Golden Rule – drinking little and often and before thirst sets in is the key to staying well hydrated
- Weighing – weigh before a training session and immediately after – weight loss of 1kg is the equivalent of 1 litre of sweat lost. Work out how much is lost and you should aim to drink the same amount.
- An easier test that you can do is the ‘pee-test’. This involves looking at your urine- if you’re going to the toilet regularly, producing lots of urine and it is clear in colour then you are well hydrated. If you are not going often and the urine is dark in colour, smelly and not much of it then dehydration has set in and you need to get drinking.

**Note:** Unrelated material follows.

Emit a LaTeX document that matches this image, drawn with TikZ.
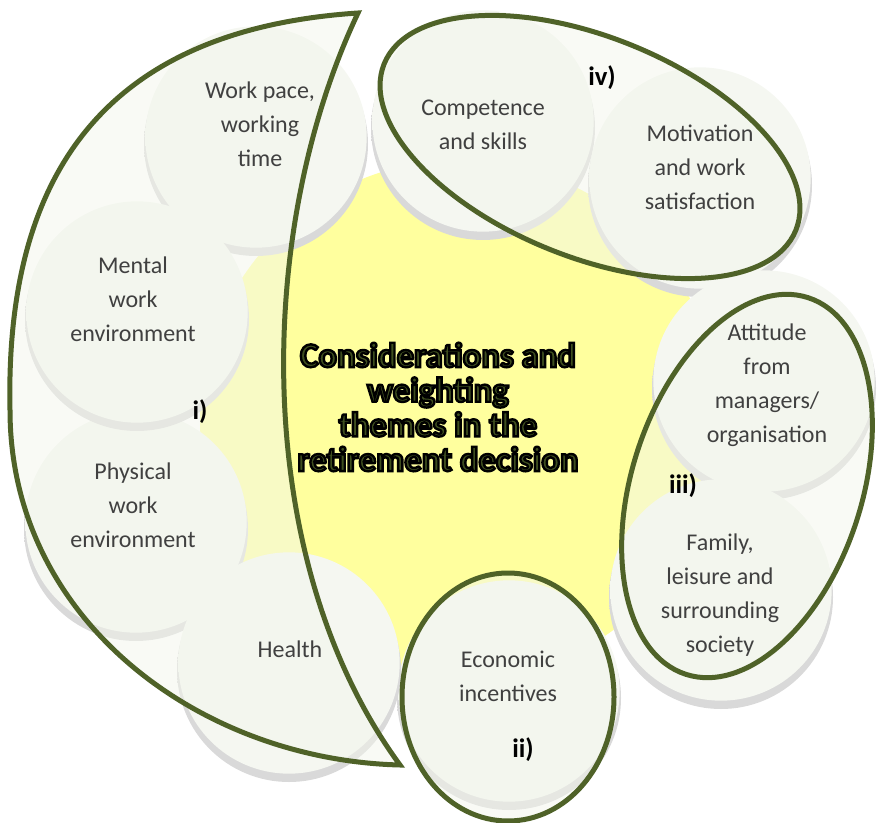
\documentclass[tikz,border=0pt]{standalone}
\usepackage{fontspec}
\setmainfont{Carlito}

\definecolor{yellowcore}{HTML}{FFFF9E}
\definecolor{bubblefill}{HTML}{F5F7F1}
\definecolor{groupline}{HTML}{4F6228}
\definecolor{groupfill}{HTML}{F3F6EC}
\definecolor{themegray}{HTML}{404040}
\definecolor{titlegreen}{HTML}{3F4F1F}

\pgfdeclareradialshading{bubbleshade}{\pgfpoint{0bp}{0bp}}{color(0bp)=(bubblefill); color(40bp)=(bubblefill); color(47bp)=(white!60!bubblefill); color(50bp)=(black!8)}
\pgfdeclareradialshading{shadowshade}{\pgfpoint{0bp}{0bp}}{color(0bp)=(black!16); color(45bp)=(black!14); color(50bp)=(white)}

\newcommand{\outlined}[1]{\special{pdf:literal direct 2 Tr 0 0 0 RG 1.8 w}#1\special{pdf:literal direct 0 Tr}}

\tikzset{
	bubble/.style={circle, minimum size=166pt, inner sep=0pt, shade, shading=bubbleshade},
	bubbleshadow/.style={shade, shading=shadowshade},
	themetext/.style={align=center, text=themegray, font=\fontsize{18}{25.5}\selectfont},
	grouping/.style={draw=groupline, line width=3.75pt, fill=groupfill, fill opacity=0.5},
	grouplabel/.style={font=\fontsize{20}{24}\selectfont\bfseries, text=black},
	titletext/.style={align=center, text=titlegreen, font=\fontsize{26}{26}\selectfont\bfseries}
}

\newcommand{\bubble}[4][]{
	\path[bubbleshadow] (#2,#3) ++(0,7) circle (112);
	\path (#2,#3) node[bubble, #1](#4){};
}
\newcommand{\theme}[5][]{
	\path (#2,#3) node[themetext, #1](#4){#5};
}

\begin{document}
\begin{tikzpicture}[x=0.75pt, y=-0.75pt]
	\useasboundingbox (0,0) rectangle (881,823);

	% yellow core
	\path (460,420) node[circle, fill=yellowcore, minimum size=390pt, inner sep=0pt](core){};

	% bubbles
	\bubble{256}{137}{workpace};
	\bubble{483}{121}{competence};
	\bubble{700}{178}{motivation};
	\bubble{764}{381}{attitude};
	\bubble{721}{590}{family};
	\bubble{509}{691}{economic};
	\bubble{136}{522}{physical};
	\bubble{289}{663}{health};
	\bubble{137}{312}{mental};

	% groups
	\draw[grouping] (358,13) .. controls (100,30) and (5,180) .. (10,410) .. controls (10,620) and (200,760) .. (400,765) .. controls (250,560) and (255,230) .. (358,13) -- cycle;
	\draw[grouping, rotate around={-22:(590,147)}] (590,147) ellipse [x radius=222, y radius=110];
	\draw[grouping, rotate around={-18:(747,486)}] (747,486) ellipse [x radius=115, y radius=198];
	\draw[grouping] (508,697) ellipse [x radius=106, y radius=124];

	% texts
	\theme{260}{124}{workpace-text}{Work pace,\\working\\time};
	\theme{483}{125}{competence-text}{Competence\\and skills};
	\theme{700}{167}{motivation-text}{Motivation\\and work\\satisfaction};
	\theme{767}{385}{attitude-text}{Attitude\\from\\managers/\\organisation};
	\theme{720}{595}{family-text}{Family,\\leisure and\\surrounding\\society};
	\theme{508}{676}{economic-text}{Economic\\incentives};
	\theme{290}{649}{health-text}{Health};
	\theme{133}{505}{physical-text}{Physical\\work\\environment};
	\theme{133}{299}{mental-text}{Mental\\work\\environment};

	\path (438,407) node[titletext](title){\outlined{Considerations and}\\\outlined{weighting}\\\outlined{themes in the}\\\outlined{retirement decision}};

	\path (200,412) node[grouplabel](label-i){i)};
	\path (523,750) node[grouplabel](label-ii){ii)};
	\path (683,486) node[grouplabel](label-iii){iii)};
	\path (602,78) node[grouplabel](label-iv){iv)};
\end{tikzpicture}
\end{document}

- And remember being thirsty is a poor sign of dehydration –by the time you feel thirsty your body is already dehydrated. So don’t wait until you are thirsty to drink – it’s too late by then. So make sure you drink before training and throughout the training session – always take your bottle on to the poolside and leave it at the end of the lane and take sips whenever you can.

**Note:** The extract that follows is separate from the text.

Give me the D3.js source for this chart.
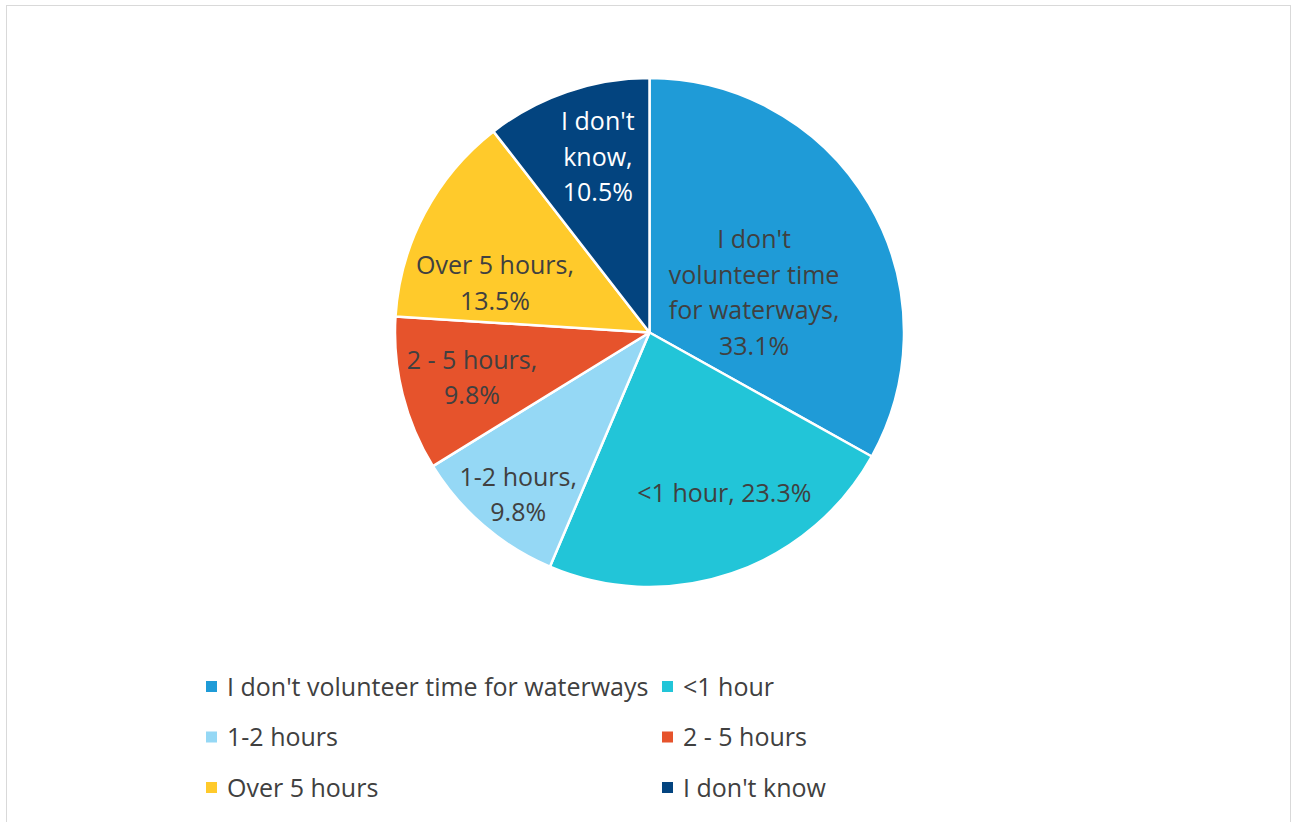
<!DOCTYPE html>
<html>
<head>
<meta charset="utf-8">
<script src="https://cdn.jsdelivr.net/npm/d3@7"></script>
<style>
  body { margin: 0; background: #fff; }
  svg text { font-family: "Open Sans", "Noto Sans", sans-serif; }
</style>
</head>
<body>
<svg id="chart"></svg>
<script>
// data
const categories = ["I don't volunteer time for waterways", "<1 hour", "1-2 hours", "2 - 5 hours", "Over 5 hours", "I don't know"];
const values = [33.1, 23.3, 9.8, 9.8, 13.5, 10.5];
const colors = ["#1f9bd7", "#22c5d8", "#95d8f5", "#e6532c", "#ffca2b", "#03447f"];
// how each slice label is wrapped inside the pie
const labelLines = [
  ["I don't", "volunteer time", "for waterways,", "33.1%"],
  ["<1 hour, 23.3%"],
  ["1-2 hours,", "9.8%"],
  ["2 - 5 hours,", "9.8%"],
  ["Over 5 hours,", "13.5%"],
  ["I don't", "know,", "10.5%"]
];

let width = 1292;
let height = 822;
let cx = 649.5;
let cy = 332.5;
let radius = 254.5;
let fontSize = 25;
let lineH = 35.5;

// label placement (fraction of radius, angle nudge in degrees), like Excel best fit
const labelPlace = [[0.44, 9.5], [0.696, -6.1], [0.82, -1.7], [0.72, -0.3], [0.637, -10.3], [0.719, 2.5]];

const svg = d3.select('#chart').attr('width', width).attr('height', height);

// outer chart border
svg.append('rect').attr('x', 6.5).attr('y', 5.5).attr('width', 1284).attr('height', 830)
  .attr('fill', 'none').attr('stroke', '#d9d9d9').attr('stroke-width', 1);

const pie = d3.pie().sort(null).value(d => d);
const arcs = pie(values);
const arc = d3.arc().innerRadius(0).outerRadius(radius);

const g = svg.append('g').attr('transform', `translate(${cx},${cy})`);

g.selectAll('path').data(arcs).enter().append('path')
  .attr('d', arc)
  .attr('fill', (d, i) => colors[i])
  .attr('stroke', '#fff')
  .attr('stroke-width', 2.5)
  .attr('stroke-linejoin', 'round');

const labels = g.selectAll('text.lbl').data(arcs).enter().append('text')
  .attr('class', 'lbl')
  .attr('text-anchor', 'middle')
  .attr('font-size', fontSize)
  .attr('fill', (d, i) => i === 5 ? '#ffffff' : '#404040')
  .attr('transform', (d, i) => {
    let a = (d.startAngle + d.endAngle) / 2 + labelPlace[i][1] * Math.PI / 180;
    let r = radius * labelPlace[i][0];
    return `translate(${r * Math.sin(a)},${-r * Math.cos(a)})`;
  });

labels.each(function(d, i) {
  let lines = labelLines[i];
  let t = d3.select(this);
  lines.forEach((ln, k) => {
    t.append('tspan').attr('x', 0)
      .attr('y', (k - (lines.length - 1) / 2) * lineH)
      .attr('dy', '0.35em')
      .text(ln);
  });
});

// legend, two columns
const legX = [206, 662];
const legY = [687, 737.5, 788];
const legend = svg.selectAll('g.leg').data(categories).enter().append('g')
  .attr('class', 'leg')
  .attr('transform', (d, i) => `translate(${legX[i % 2]},${legY[Math.floor(i / 2)]})`);

legend.append('rect').attr('x', 0).attr('y', -6).attr('width', 11).attr('height', 11)
  .attr('fill', (d, i) => colors[i]);

legend.append('text').attr('x', 21).attr('dy', '0.35em')
  .attr('font-size', fontSize).attr('fill', '#404040')
  .text(d => d);
</script>
</body>
</html>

- Carry on drinking after the session.
- Make sure you have enough drinks with you. It is also especially important throughout a competition- even if you are just watching your other team mates swim.
Putting it all into practice
Many top swimmers will follow this eating pattern.
- Snack before early morning training
- Drinking during and after training
- Breakfast within 30 minutes of finishing training
- Mid Morning Snack
- Light meal at lunchtime
- Pre-training snack mid afternoon
- Drinking during and after training
- Small snack before bed
Overall a well-balanced diet with sufficient energy is the target with an extra emphasis on carbohydrates. The 30 Minute Rule, muscles are most susceptible to replenishing carbohydrate stores within the first 30 minutes after exercise. Fluid is also a major factor and you should make sure you are always well hydrated.
Good Nutrition will not make you into a world class performer but bad eating habits may prevent you from realizing your potential and reaching your goals.